Timothy Snyder, uma das principais autoridades em história da Europa Central e do Holocausto, diz que a afirmação de Putin sobre a "desnazificação" é "grotesca", porque ele está a tentar justificar a invasão de um país democrático - liderado por um presidente judeu, que perdeu parentes no Holocausto - alegando que está lá para lutar contra os nazis.

Snyder chama à justificação de Putin uma variação da Grande Mentira de Hitler – uma técnica de propaganda nazi que insiste que, se um líder político repetir uma inverdade colossal vezes suficientes, as pessoas acabarão por acreditar nela.

“Adolf Hitler tinha alguns conselhos de relações públicas: conte uma mentira tão grande que as pessoas não vão acreditar que você tentaria enganá-los numa escala tão grande”, escreveu Snyder num ensaio intitulado “Os truques e táticas do estilo de Hitler de Putin na Ucrânia."

Ao contar mentiras, de que a Ucrânia é governada por nazis empenhados no genocídio, Putin está a escarnecer das pessoas que sobreviveram ao Holocausto, diz Snyder, autor de "Sobre a Tirania".

Imagem de propaganda nazi, mostrando tropas alemãs a serem saudadas como libertadores em Riga, Letónia, durante a Segunda Guerra Mundial.

No entanto, a aceitação da Grande Mentira por Putin também pode sair pela culatra. Num país onde os ancestrais de muitos cidadãos morreram no Holocausto, invocar tal tragédia histórica para justificar a guerra só pode tornar alguns ucranianos mais determinados em defender a sua pátria.

Talvez seja por isso que alguns ucranianos já não chamam Putin de presidente russo.

Eles chamam-no de "O Novo Hitler".

O que poderá ser a maior ironia de todas

Sabemos o resultado da invasão de Hitler. A União Soviética acabou por destruir a máquina de guerra nazi. Os soviéticos, mais do que qualquer país, foram responsáveis ​​pela derrota da Alemanha nazi. Hitler cometeu suicídio quando as tropas russas se aproximaram de seu bunker em Berlim, em 1945.

Estima-se que 26 milhões de soviéticos morreram durante a Segunda Guerra Mundial. Um deles foi o irmão de dois anos de Putin, Viktor, que morreu depois de o exército alemão sitiar uma cidade russa, bloqueando a entrega de comida e água.

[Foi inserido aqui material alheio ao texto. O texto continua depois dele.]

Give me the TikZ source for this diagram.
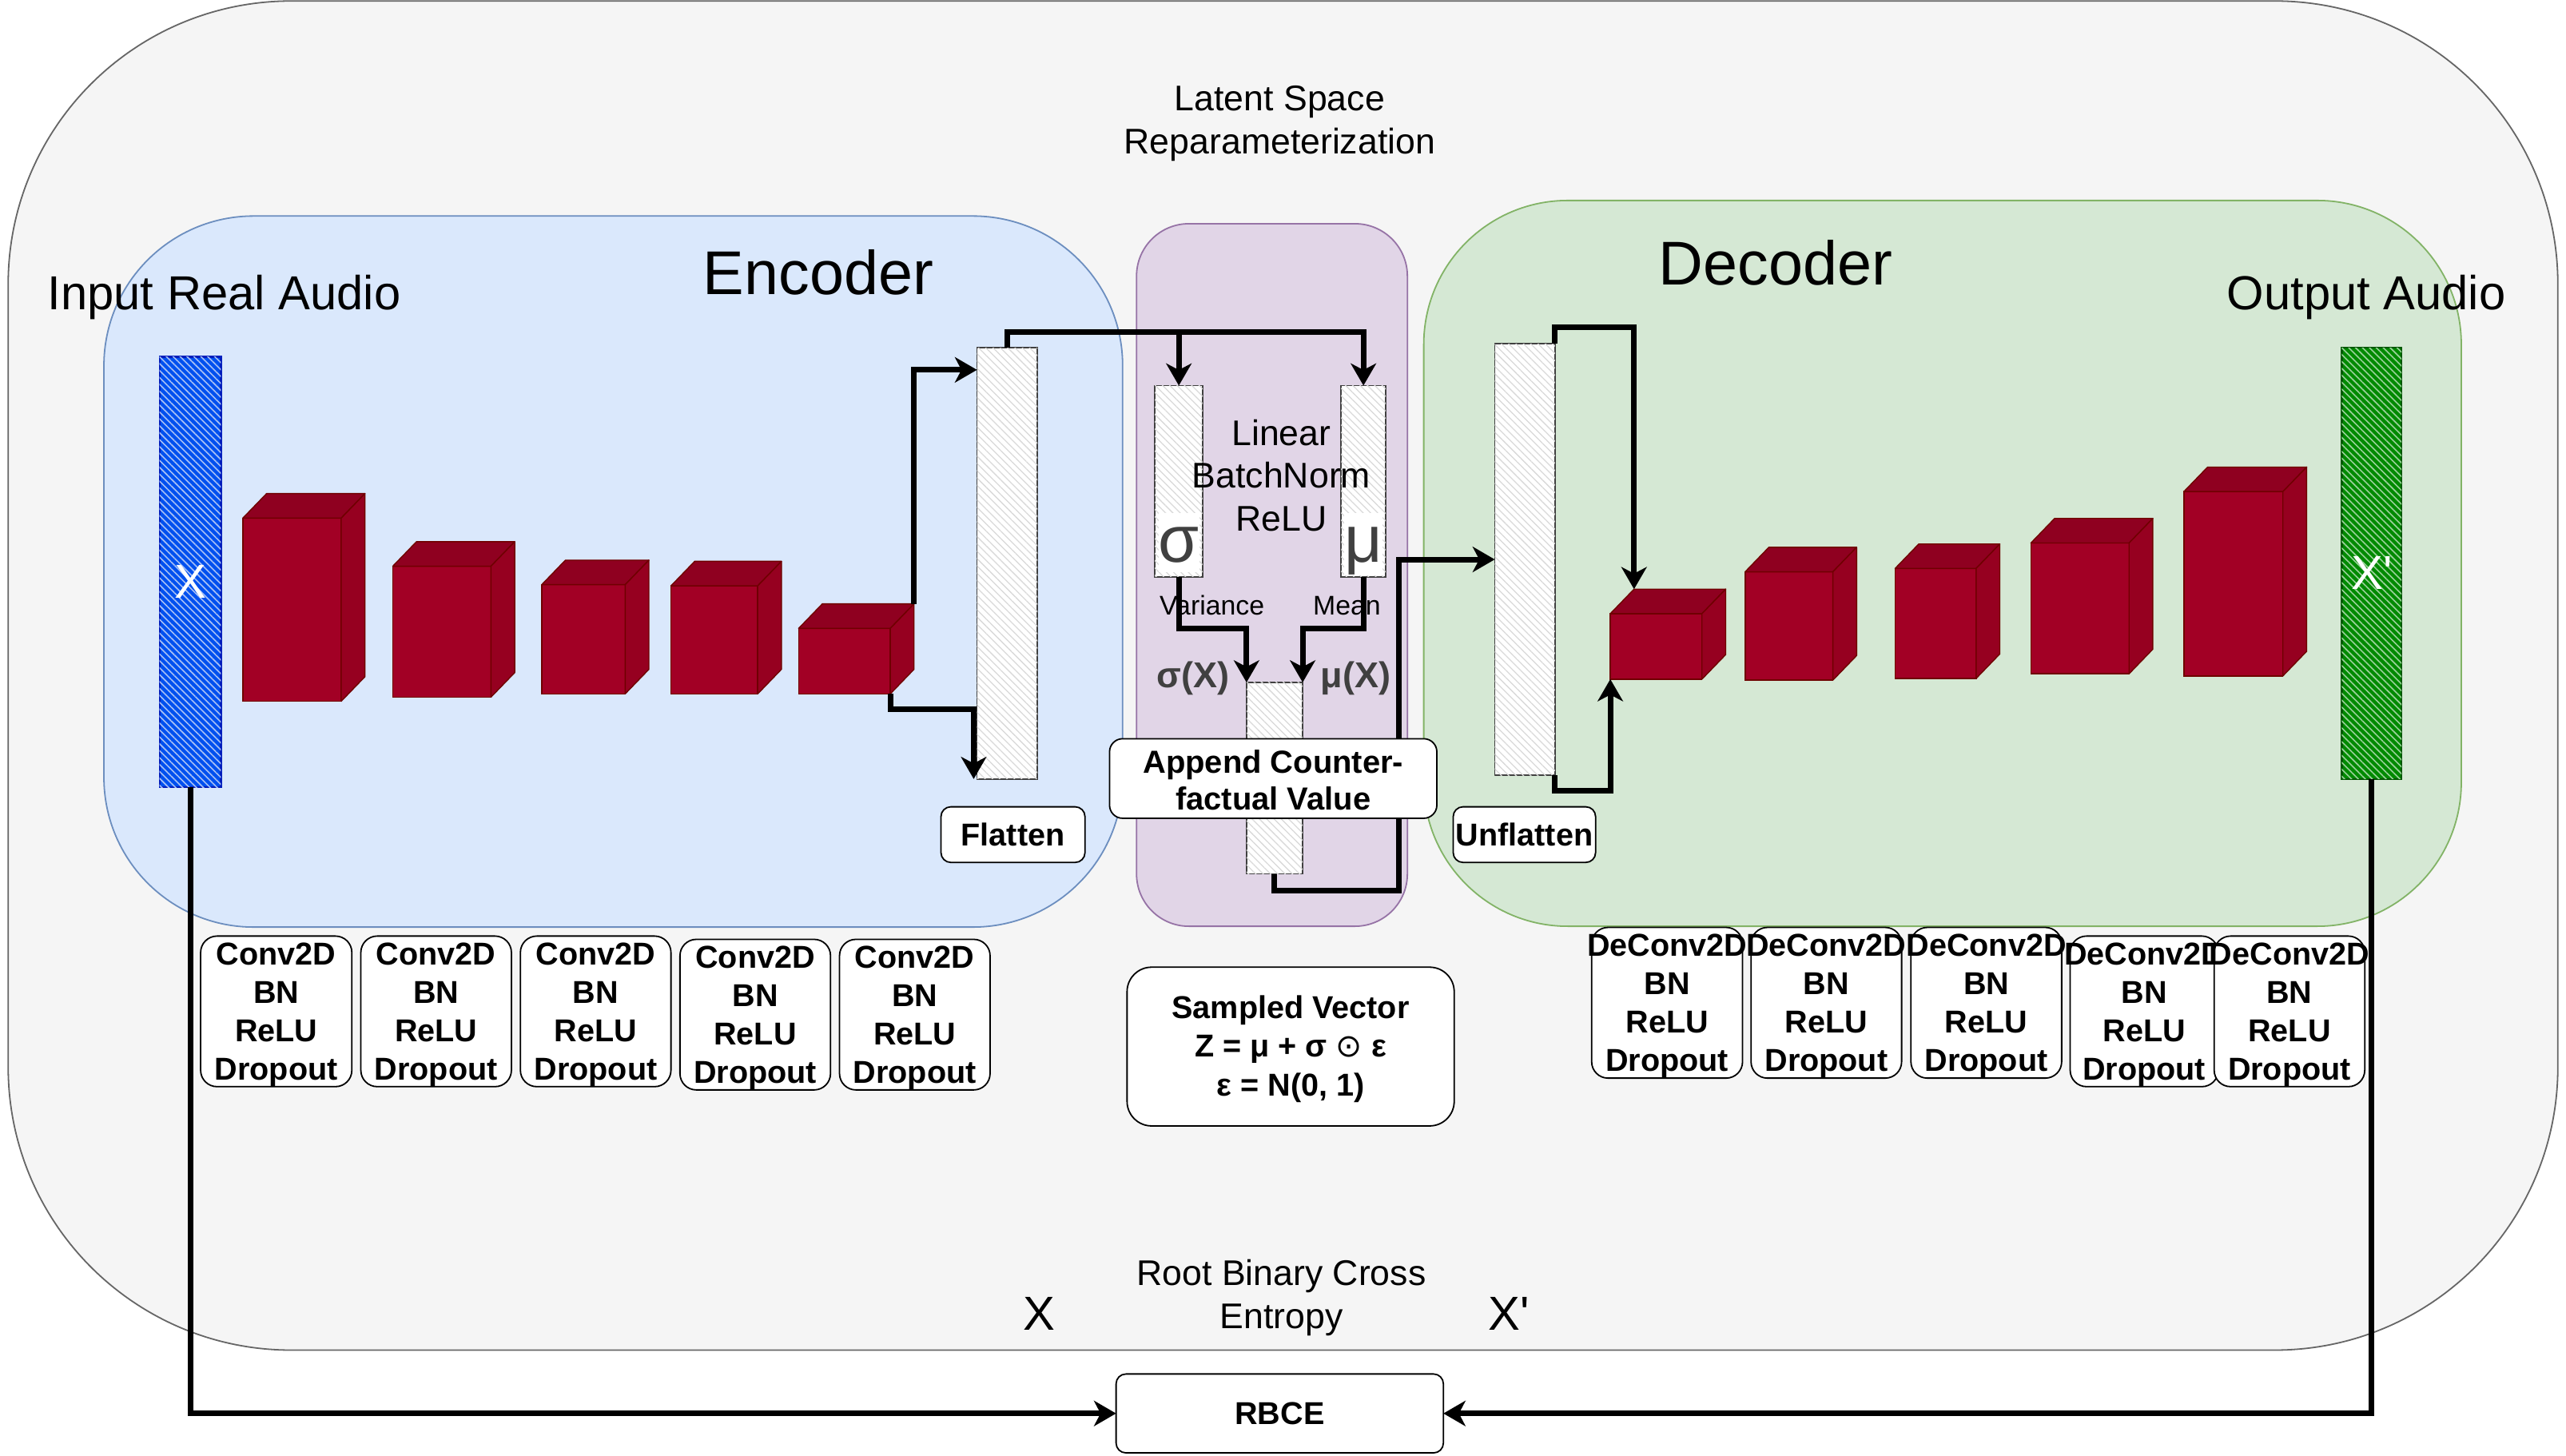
\documentclass[tikz,border=0pt]{standalone}
\usepackage{fontspec}
\setmainfont{Liberation Sans}[Ligatures=TeXOff]
\newfontfamily\dejavu{DejaVu Sans}
\usetikzlibrary{arrows.meta,patterns.meta,fit,calc}
\definecolor{outerF}{HTML}{F5F5F5}\definecolor{outerD}{HTML}{666666}
\definecolor{encF}{HTML}{DAE8FC}\definecolor{encD}{HTML}{6C8EBF}
\definecolor{latF}{HTML}{E1D5E7}\definecolor{latD}{HTML}{9673A6}
\definecolor{decF}{HTML}{D5E8D4}\definecolor{decD}{HTML}{82B366}
\definecolor{xF}{HTML}{0050EF}\definecolor{xD}{HTML}{001DBC}\definecolor{xL}{HTML}{A8C0F5}
\definecolor{xpF}{HTML}{008A00}\definecolor{xpD}{HTML}{005700}\definecolor{xpL}{HTML}{9AD09A}
\definecolor{cubeF}{HTML}{A20025}\definecolor{cubeT}{HTML}{8F0020}\definecolor{cubeS}{HTML}{960020}\definecolor{cubeD}{HTML}{6F0000}
\definecolor{gtxt}{HTML}{404040}
\newcommand\redcube[5]{%
  \node[cubefront, fit={(#2,#3)(#4,#5)}] (#1) {};
  \coordinate (#1-tl) at ($(#1.north west)+(14.5,-15)$);
  \coordinate (#1-tr) at ($(#1.north east)+(14.5,-15)$);
  \coordinate (#1-br) at ($(#1.south east)+(14.5,-15)$);
  \filldraw[cubetop] (#1.north west) -- (#1-tl) -- (#1-tr) -- (#1.north east) -- cycle;
  \filldraw[cubeside] (#1.north east) -- (#1-tr) -- (#1-br) -- (#1.south east) -- cycle;
}
\begin{document}
\begin{tikzpicture}[x=0.02cm,y=-0.02cm,
  region/.style={draw, line width=0.5pt, inner sep=0, outer sep=0},
  hatchcol/.style={draw=black!75, line width=0.5pt, fill=white, inner sep=0, outer sep=0,
    postaction={pattern={Lines[angle=-45,distance=1.8pt,line width=0.35pt]}, pattern color=black!15}},
  bar/.style={line width=0.6pt, inner sep=0, outer sep=0},
  barhatch/.style={postaction={pattern={Lines[angle=-45,distance=1.7pt,line width=0.45pt]}, pattern color=#1}},
  cubefront/.style={fill=cubeF, draw=cubeD, line width=0.4pt, inner sep=0, outer sep=0},
  cubetop/.style={fill=cubeT, draw=cubeD, line width=0.4pt, line join=round},
  cubeside/.style={fill=cubeS, draw=cubeD, line width=0.4pt, line join=round},
  wbox/.style={draw=black, line width=0.5pt, fill=white, inner sep=0, outer sep=0, rounded corners=#1},
  wbox/.default=0.2cm,
  f12/.style={font=\fontsize{12.4}{14.8}\selectfont, align=center, inner sep=0},
  fb/.style={font=\bfseries\fontsize{11}{13.4}\selectfont, align=center, inner sep=0},
  ftitle/.style={font=\fontsize{21.5}{25}\selectfont, inner sep=0},
  fio/.style={font=\fontsize{16.6}{20}\selectfont, inner sep=0},
  conn/.style={draw=black, line width=1.95pt, -{Stealth[length=0.27cm,width=0.31cm,inset=0.08cm]}}
]
\useasboundingbox (0,0) rectangle (1568,889.24);
% regions
\node[region, draw=outerD, fill=outerF, rounded corners=3.46cm, fit={(5,0.6)(1563,825)}] (outer) {};
\node[region, draw=encD, fill=encF, rounded corners=1.83cm, fit={(63.5,132)(686,566.5)}] (encreg) {};
\node[region, draw=latD, fill=latF, rounded corners=0.64cm, fit={(694.5,136.7)(860,566)}] (latreg) {};
\node[region, draw=decD, fill=decF, rounded corners=1.76cm, fit={(870,122.5)(1504,566)}] (decreg) {};
% region titles
\node[f12] (lat) at (782,75.5) {Latent Space\\Reparameterization};
\node[ftitle, anchor=base] (enc) at (500,180) {Encoder};
\node[ftitle, anchor=base] (dec) at (1085,174.3) {Decoder};
\node[fio, anchor=base] (inp) at (137,189) {Input Real Audio};
\node[fio, anchor=base] (outp) at (1446,189) {Output Audio};
% audio bars
\node[bar, fill=xF, draw=xD, barhatch=xL, fit={(97.5,218)(135,481)}] (xbar) {};
\node[bar, fill=xpF, draw=xpD, barhatch=xpL, fit={(1431,212.5)(1467.5,476)}] (xpbar) {};
\node[fio, text=white, anchor=base] (xin) at (116.5,365.6) {X};
\node[fio, text=white, anchor=base] (xout) at (1449.5,360) {X'};
% hatched columns
\node[hatchcol, fit={(597,212.5)(634,476)}] (flat) {};
\node[hatchcol, fit={(705.7,235.6)(735,352.5)}] (sig) {};
\node[hatchcol, fit={(819.5,235.6)(846.8,352.5)}] (mu) {};
\node[hatchcol, fit={(761.7,417)(796,534)}] (app) {};
\node[hatchcol, fit={(913.4,210)(950.2,473.7)}] (unfl) {};
% sigma / mu glyphs
\node[fill=white, inner sep=0, minimum width=0.46cm, text height=0.6cm, text depth=0.12cm, anchor=base, text=gtxt, font=\fontsize{23}{26}\selectfont] (sgl) at (720.3,343.5) {σ};
\node[fill=white, inner sep=0, minimum width=0.46cm, text height=0.6cm, text depth=0.16cm, anchor=base, text=gtxt, font=\fontsize{23}{26}\selectfont] (mgl) at (833,343.5) {μ};
\node[f12] (lin) at (783,290.5) {Linear\\BatchNorm\\ReLU};
\node[font=\fontsize{9.4}{11}\selectfont, inner sep=0, anchor=base] (var) at (740.6,375.7) {Variance};
\node[font=\fontsize{9.4}{11}\selectfont, inner sep=0, anchor=base] (mean) at (823,375.7) {Mean};
\node[font=\bfseries\fontsize{12.5}{15}\selectfont, text=gtxt, inner sep=0, anchor=base] (sx) at (729,420) {σ(X)};
\node[font=\bfseries\fontsize{12.5}{15}\selectfont, text=gtxt, inner sep=0, anchor=base] (mx) at (828.5,420) {μ(X)};
% cubes
\redcube{e1}{148.4}{316.6}{208.5}{428.5}
\redcube{e2}{240}{346}{300}{426}
\redcube{e3}{331}{357.3}{382}{424}
\redcube{e4}{410}{358}{463}{424}
\redcube{e5}{488}{384}{544}{424}
\redcube{d1}{984}{375}{1040}{415}
\redcube{d2}{1066.4}{349.4}{1120}{415.6}
\redcube{d3}{1158}{347.4}{1207.5}{414.6}
\redcube{d4}{1241}{331.8}{1301}{411.7}
\redcube{d5}{1334.5}{300.4}{1395}{413}
% arrows
\coordinate (tl) at ($(flat.north)+(0,-9.8)$);
\draw[conn] (e5-tr) |- ($(flat.north west)+(0,13.5)$);
\draw[conn] (e5.south east) -- ++(0,9.6) -| ($(flat.south west)+(-2,0)$);
\draw[conn] (flat.north) -- (tl) -| (mu.north);
\draw[conn] (sig.north |- tl) -- (sig.north);
\draw[conn] (sig.south) -- ++(0,31.5) -| (app.north west);
\draw[conn] (mu.south) -- ++(0,31.5) -| (app.north east);
\draw[conn] (app.south) -- ++(0,10) -| ($(unfl.west)+(-58.6,0)$) -- (unfl.west);
\draw[conn] (unfl.north east) -- ++(0,-10) -| (d1-tl);
\draw[conn] (unfl.south east) -- ++(0,9.3) -| (d1.south west);
% label boxes
\node[wbox=0.16cm, fit={(678,451.4)(878,500)}] (appbox) {};
\node[fb, font=\bfseries\fontsize{11.1}{13}\selectfont] (appt) at ($(appbox.center)+(0,1)$) {Append Counter-\\factual Value};
\node[wbox=0.12cm, fit={(575,493)(663,527)}] (flbox) {};
\node[fb] (flt) at (flbox.center) {Flatten};
\node[wbox=0.12cm, fit={(888,493)(975,527)}] (ufbox) {};
\node[fb] (uft) at (ufbox.center) {Unflatten};
\foreach \n/\a/\b/\t/\u in {1/122.6/215/572/664, 2/220.5/312.5/572/664, 3/318/410/572/664, 4/415.5/507.5/574/666, 5/513/605/574/666}{
  \node[wbox, fit={(\a,\t)(\b,\u)}] (cv\n) {};
  \node[fb] (cvt\n) at ($(cv\n.center)+(0,2)$) {Conv2D\\BN\\ReLU\\Dropout};
}
\foreach \n/\a/\b/\t/\u in {1/972.6/1064.8/566.7/658.8, 2/1070/1162/566.7/658.8, 3/1167.7/1259.8/566.7/658.8, 4/1265/1355.5/572/664, 5/1353/1445/572/664}{
  \node[wbox, fit={(\a,\t)(\b,\u)}] (dc\n) {};
  \node[fb] (dct\n) at ($(dc\n.center)+(0,2)$) {DeConv2D\\BN\\ReLU\\Dropout};
}
\node[wbox=0.3cm, fit={(688.7,591)(888.6,688)}] (samp) {};
\node[fb] (sampt) at ($(samp.center)+(0,1.5)$) {Sampled Vector\\Z = μ + σ {\dejavu\mdseries ⊙} ε\\ε = N(0, 1)};
\node[f12] (rbt) at (783,793) {Root Binary Cross\\Entropy};
\node[fio, anchor=base] (xl) at (635,812.7) {X};
\node[fio, anchor=base] (xpl) at (922,812.7) {X'};
\node[wbox=0.12cm, fit={(682,839.6)(882,887.8)}] (rbce) {};
\node[fb] (rbcet) at (rbce.center) {RBCE};
\draw[conn] (xbar.south) |- (rbce.west);
\draw[conn] (xpbar.south) |- (rbce.east);
\end{tikzpicture}
\end{document}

Não sabemos como a guerra na Ucrânia terminará. Putin ainda pode prevalecer. Ele poderá dividir a nação e aproveitar os recursos ricos em energia do leste da Ucrânia e consolidar o seu domínio na costa do país, de acordo com alguns analistas.

Artilharia alemã nas ruas de Estalinegrado em 1942, bombardeando uma fábrica que teria sido usada pelos soviéticos como base para contra-ataques.

E sabemos que, na guerra, nenhum lado tem o monopólio da brutalidade. Um grupo de extrema-direita com um histórico de tendências neonazis desempenhou um papel crucial na resistência ucraniana. Houve soldados ucranianos acusados ​​de disparar sobre prisioneiros russos.

Mas se a Ucrânia de alguma forma preservar a sua independência e o seu território, algo pode acontecer que pode levar a uma das maiores ironias de todas.

Uma vitória ucraniana será retratada como outra Grande Guerra Patriótica. Os ucranianos vão comemorar a vitória do seu país em desfiles e com monumentos. E Putin já não será saudado como um líder astuto e ousado, que restaurou a grandeza da Rússia manipulando peças de xadrez num palco global.

Ele será visto como um louco, cuja arrogância e brutalidade o levaram a cometer os mesmos erros cometidos pelo ditador que ele dizia desprezar.